Architecting a compliant multi-tenant SaaS platform for a financial services provider

Background

A financial services provider needed to launch a multi-tenant SaaS platform capable of managing thousands of customers, active loans, and a growing user base, while operating under strict GDPR and DORA requirements. The platform had to serve multiple tenants with rigorously isolated data, while the team needed to move quickly and avoid the operational overhead of a fully distributed system before the product had proven itself.

Ascentic was brought in to design and build the backend architecture from the ground up, covering the multi-tenancy model, module boundaries, encryption, event reliability, and inter-service communication.

The challenge 

The client faced a set of tightly interconnected architectural constraints:

• Strict data isolation with regulatory obligations  The platform had to comply with GDPR and DORA from day one - tenant data could never be co-mingled, personal data had to be fully erasable, and audit trails had to be immutable and demonstrable to regulators. A shared schema or an application-level filter was not an acceptable risk.
• Domain complexity across multiple business areas  The platform needed to support user management, customer profiles, loan processing, notifications, audit logging, and organisational structure, each with its own lifecycle and rate of change. A single unstructured codebase would become a maintenance problem almost immediately.
• Operational maturity constraints  The team did not have the infrastructure or experience to justify a full microservices architecture - distributed tracing, a service mesh, multiple deployment pipelines - before the product had been validated in market.
• Reliability without distributed transactions  If a customer was created, the downstream notification, audit record, and integrations had to follow reliably, even if the process crashed mid-operation.

The Solution

Ascentic's engineering team designed a modular monolith on .NET 9, delivering domain-level discipline without the operational cost of microservices.

1.  Modular monolith with enforced boundaries

Structured the system around distinct business modules - Loans, Customers, Users, Notifications, Audits, and Organisations - with enforced internal boundaries and no direct cross-module references.

Each module followed a consistent Clean Architecture layering: Domain, Application (CQRS via MediatR), Infrastructure (EF Core), and Presentation (REST / gRPC).

2.  Database-per-tenant isolation

Provisioned a fully separate SQL Server database per tenant, making the connection string the physical access control boundary and eliminating any risk of cross-tenant leakage through application-layer filtering.
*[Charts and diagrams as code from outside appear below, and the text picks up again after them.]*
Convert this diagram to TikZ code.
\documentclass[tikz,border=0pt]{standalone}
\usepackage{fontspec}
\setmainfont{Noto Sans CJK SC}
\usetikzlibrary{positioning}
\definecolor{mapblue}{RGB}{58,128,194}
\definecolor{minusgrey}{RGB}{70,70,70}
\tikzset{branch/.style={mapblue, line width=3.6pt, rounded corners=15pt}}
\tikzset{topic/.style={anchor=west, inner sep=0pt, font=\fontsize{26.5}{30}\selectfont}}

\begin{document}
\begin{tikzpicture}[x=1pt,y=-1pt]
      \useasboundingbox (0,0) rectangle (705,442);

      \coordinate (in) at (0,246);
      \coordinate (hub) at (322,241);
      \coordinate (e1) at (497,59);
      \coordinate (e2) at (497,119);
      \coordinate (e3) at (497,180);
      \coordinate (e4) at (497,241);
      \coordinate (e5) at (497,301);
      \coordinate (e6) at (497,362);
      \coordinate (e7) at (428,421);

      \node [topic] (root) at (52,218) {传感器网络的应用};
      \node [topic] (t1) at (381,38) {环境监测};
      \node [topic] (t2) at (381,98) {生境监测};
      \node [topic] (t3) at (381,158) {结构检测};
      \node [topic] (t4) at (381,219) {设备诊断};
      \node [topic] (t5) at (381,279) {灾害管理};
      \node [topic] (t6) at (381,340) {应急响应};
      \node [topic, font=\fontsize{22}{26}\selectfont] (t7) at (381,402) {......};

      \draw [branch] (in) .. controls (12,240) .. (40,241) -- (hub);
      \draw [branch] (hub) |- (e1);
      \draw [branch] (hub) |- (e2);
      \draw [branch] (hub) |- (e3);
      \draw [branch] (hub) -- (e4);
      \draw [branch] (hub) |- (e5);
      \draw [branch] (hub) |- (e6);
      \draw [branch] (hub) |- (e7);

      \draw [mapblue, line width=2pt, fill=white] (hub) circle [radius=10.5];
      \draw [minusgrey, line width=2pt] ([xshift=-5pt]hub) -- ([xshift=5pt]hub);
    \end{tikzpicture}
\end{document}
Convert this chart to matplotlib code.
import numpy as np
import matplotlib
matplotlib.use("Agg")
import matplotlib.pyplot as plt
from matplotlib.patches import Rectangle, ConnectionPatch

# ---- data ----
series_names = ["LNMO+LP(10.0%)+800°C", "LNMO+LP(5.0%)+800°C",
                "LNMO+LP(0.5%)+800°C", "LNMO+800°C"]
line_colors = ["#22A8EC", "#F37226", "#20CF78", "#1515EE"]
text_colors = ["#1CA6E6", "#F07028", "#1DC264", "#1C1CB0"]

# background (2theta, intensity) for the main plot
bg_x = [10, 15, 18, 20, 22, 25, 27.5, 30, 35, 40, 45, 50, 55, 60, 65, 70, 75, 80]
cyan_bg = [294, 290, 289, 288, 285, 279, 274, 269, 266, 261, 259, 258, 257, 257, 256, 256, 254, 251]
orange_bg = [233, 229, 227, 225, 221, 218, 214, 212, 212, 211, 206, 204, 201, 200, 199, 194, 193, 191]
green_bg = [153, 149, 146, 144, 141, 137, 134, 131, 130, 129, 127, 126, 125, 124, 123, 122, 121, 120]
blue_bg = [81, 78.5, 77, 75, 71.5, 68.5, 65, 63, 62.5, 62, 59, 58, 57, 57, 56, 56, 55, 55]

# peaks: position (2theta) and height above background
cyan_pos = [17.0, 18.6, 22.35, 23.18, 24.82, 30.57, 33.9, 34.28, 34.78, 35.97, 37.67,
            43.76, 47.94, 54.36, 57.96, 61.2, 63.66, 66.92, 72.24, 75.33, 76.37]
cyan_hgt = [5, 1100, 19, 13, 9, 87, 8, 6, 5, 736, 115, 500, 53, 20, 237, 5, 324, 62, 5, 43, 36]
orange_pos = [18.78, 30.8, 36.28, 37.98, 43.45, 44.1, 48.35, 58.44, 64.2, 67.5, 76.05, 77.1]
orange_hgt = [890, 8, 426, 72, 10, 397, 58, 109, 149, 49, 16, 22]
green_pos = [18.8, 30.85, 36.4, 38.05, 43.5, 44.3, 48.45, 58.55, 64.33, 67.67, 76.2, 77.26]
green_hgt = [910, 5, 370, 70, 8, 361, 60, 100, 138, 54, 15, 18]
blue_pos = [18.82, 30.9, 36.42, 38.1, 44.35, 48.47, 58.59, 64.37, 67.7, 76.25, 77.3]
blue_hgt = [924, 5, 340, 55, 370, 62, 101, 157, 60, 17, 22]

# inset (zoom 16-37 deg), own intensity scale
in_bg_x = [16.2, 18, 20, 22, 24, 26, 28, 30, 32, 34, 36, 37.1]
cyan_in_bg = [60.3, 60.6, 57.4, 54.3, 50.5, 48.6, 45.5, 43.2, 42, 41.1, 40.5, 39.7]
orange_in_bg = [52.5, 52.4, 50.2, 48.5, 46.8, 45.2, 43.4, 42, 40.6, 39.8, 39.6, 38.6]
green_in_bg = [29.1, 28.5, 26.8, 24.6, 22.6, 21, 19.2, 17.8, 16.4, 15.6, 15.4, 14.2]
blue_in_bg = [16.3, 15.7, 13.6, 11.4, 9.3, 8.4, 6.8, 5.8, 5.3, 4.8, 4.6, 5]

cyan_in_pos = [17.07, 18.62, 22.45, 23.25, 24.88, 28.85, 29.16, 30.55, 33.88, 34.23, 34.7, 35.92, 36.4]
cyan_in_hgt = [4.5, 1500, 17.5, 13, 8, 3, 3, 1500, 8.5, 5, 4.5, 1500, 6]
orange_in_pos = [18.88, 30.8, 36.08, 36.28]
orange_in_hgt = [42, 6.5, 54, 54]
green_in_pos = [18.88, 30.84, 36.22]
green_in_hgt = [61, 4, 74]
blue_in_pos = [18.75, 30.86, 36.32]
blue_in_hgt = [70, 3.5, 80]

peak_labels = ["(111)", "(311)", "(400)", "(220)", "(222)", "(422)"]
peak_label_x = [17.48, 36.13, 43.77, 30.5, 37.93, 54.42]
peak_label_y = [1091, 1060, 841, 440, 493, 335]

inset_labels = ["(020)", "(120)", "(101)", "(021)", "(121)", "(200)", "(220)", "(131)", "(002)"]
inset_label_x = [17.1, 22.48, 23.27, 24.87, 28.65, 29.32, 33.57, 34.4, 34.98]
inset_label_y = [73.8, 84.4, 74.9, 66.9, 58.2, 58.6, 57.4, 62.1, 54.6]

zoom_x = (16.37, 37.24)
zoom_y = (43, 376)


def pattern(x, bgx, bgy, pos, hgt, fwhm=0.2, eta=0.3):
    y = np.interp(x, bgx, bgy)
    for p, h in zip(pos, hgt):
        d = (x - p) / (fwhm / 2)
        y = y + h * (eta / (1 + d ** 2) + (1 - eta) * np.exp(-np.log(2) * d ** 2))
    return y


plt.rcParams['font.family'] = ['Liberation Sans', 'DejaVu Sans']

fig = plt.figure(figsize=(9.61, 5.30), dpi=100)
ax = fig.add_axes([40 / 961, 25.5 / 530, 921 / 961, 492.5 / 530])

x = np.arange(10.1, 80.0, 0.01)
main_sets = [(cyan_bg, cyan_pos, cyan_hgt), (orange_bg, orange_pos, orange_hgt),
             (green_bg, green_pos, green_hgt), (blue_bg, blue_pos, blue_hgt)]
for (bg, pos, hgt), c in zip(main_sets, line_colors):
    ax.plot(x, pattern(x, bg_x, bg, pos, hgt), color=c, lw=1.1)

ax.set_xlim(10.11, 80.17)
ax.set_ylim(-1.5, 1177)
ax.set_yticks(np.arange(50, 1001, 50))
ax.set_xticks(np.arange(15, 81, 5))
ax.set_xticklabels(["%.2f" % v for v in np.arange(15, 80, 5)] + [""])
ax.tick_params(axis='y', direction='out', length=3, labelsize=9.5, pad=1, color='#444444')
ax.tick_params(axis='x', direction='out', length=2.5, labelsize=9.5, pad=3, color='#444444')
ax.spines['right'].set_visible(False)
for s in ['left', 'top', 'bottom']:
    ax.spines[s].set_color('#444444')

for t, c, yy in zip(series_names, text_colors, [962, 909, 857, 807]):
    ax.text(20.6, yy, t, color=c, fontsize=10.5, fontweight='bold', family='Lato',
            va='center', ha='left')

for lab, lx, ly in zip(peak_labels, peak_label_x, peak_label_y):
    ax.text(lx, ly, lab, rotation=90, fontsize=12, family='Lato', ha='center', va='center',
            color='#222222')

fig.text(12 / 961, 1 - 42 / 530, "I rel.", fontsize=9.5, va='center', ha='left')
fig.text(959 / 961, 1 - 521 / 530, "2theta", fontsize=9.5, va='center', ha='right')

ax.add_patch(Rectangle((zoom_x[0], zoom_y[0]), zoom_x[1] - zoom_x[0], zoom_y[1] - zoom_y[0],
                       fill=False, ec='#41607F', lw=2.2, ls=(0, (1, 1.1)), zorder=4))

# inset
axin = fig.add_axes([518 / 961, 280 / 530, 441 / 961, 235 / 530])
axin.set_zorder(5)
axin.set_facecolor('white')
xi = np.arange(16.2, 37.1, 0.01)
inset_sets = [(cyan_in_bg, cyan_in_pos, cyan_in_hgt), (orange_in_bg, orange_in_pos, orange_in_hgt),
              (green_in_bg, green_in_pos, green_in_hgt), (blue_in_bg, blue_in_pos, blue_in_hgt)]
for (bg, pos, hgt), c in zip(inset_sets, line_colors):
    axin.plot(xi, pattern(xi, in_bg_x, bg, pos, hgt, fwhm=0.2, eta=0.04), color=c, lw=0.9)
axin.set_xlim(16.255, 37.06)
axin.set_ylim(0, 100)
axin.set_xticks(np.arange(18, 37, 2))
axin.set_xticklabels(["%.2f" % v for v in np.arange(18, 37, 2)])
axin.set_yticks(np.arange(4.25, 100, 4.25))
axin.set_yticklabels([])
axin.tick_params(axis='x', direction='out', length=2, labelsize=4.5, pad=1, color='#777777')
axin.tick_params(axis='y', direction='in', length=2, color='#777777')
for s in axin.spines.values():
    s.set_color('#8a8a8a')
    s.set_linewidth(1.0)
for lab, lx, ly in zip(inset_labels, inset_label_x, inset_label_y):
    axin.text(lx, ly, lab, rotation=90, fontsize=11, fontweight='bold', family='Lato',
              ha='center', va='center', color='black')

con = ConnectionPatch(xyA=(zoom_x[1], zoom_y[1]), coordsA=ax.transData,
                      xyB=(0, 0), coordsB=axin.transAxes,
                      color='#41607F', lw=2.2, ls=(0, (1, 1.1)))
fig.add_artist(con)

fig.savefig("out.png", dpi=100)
Built tenant context propagation, flowing the correct tenant identity through HTTP requests, background jobs, gRPC calls, and event consumers. Database lookups were cached in Redis to avoid resolution overhead at runtime.

3.  gRPC and integration events for inter-module communication

Used gRPC for synchronous queries between modules - permission checks, organisation lookups, tenant identity resolution - where a real-time, typed response was required.

Used integration events via MassTransit (Azure Service Bus) for asynchronous state-change communication. The publishing module moves on; consumers react independently with no coupling to the publisher.

4.  Outbox Pattern for reliable event delivery

Implemented the Outbox Pattern so that domain events are written to an OutboxMessages table in the same database transaction as the entity save. A Quartz.NET background job sweeps the outbox and republishes unprocessed messages, ensuring no event is silently dropped, even if the process crashes between the write and the publish.

5.  Field-level encryption with a two-layer key hierarchy

Applied AES-256 encryption to sensitive fields via an EF Core interceptor, keeping application code clean while ensuring the database stores only ciphertext. A KEK/DEK structure meant key rotation required re-encrypting only the Data Encryption Key, not all tenant data.

Used Argon2 for password hashing, chosen for its memory-hard properties that make brute-force attacks computationally expensive even with dedicated hardware.

The results

Full regulatory compliance from day one  Per-tenant databases gave auditors a clear, demonstrable isolation story. GDPR erasure requests were scoped to a single database. DORA obligations were covered through the Outbox Pattern, Quartz.NET clustering, and an immutable audit log.

Structural data isolation with no conditional risk  Physical separation eliminated the category of bugs where misconfigured filters expose tenant data. Isolation was enforced at the infrastructure level, not the application level.

Guaranteed event delivery under failure conditions  The Outbox Pattern ensured downstream reactions - notifications, audit records, integrations - were guaranteed to follow every state change, regardless of process interruptions.

Fast onboarding and straightforward debugging  Consistent module structure meant new developers could apply knowledge from one module across the entire codebase. A single process and log stream made tracing issues significantly faster than a distributed alternative.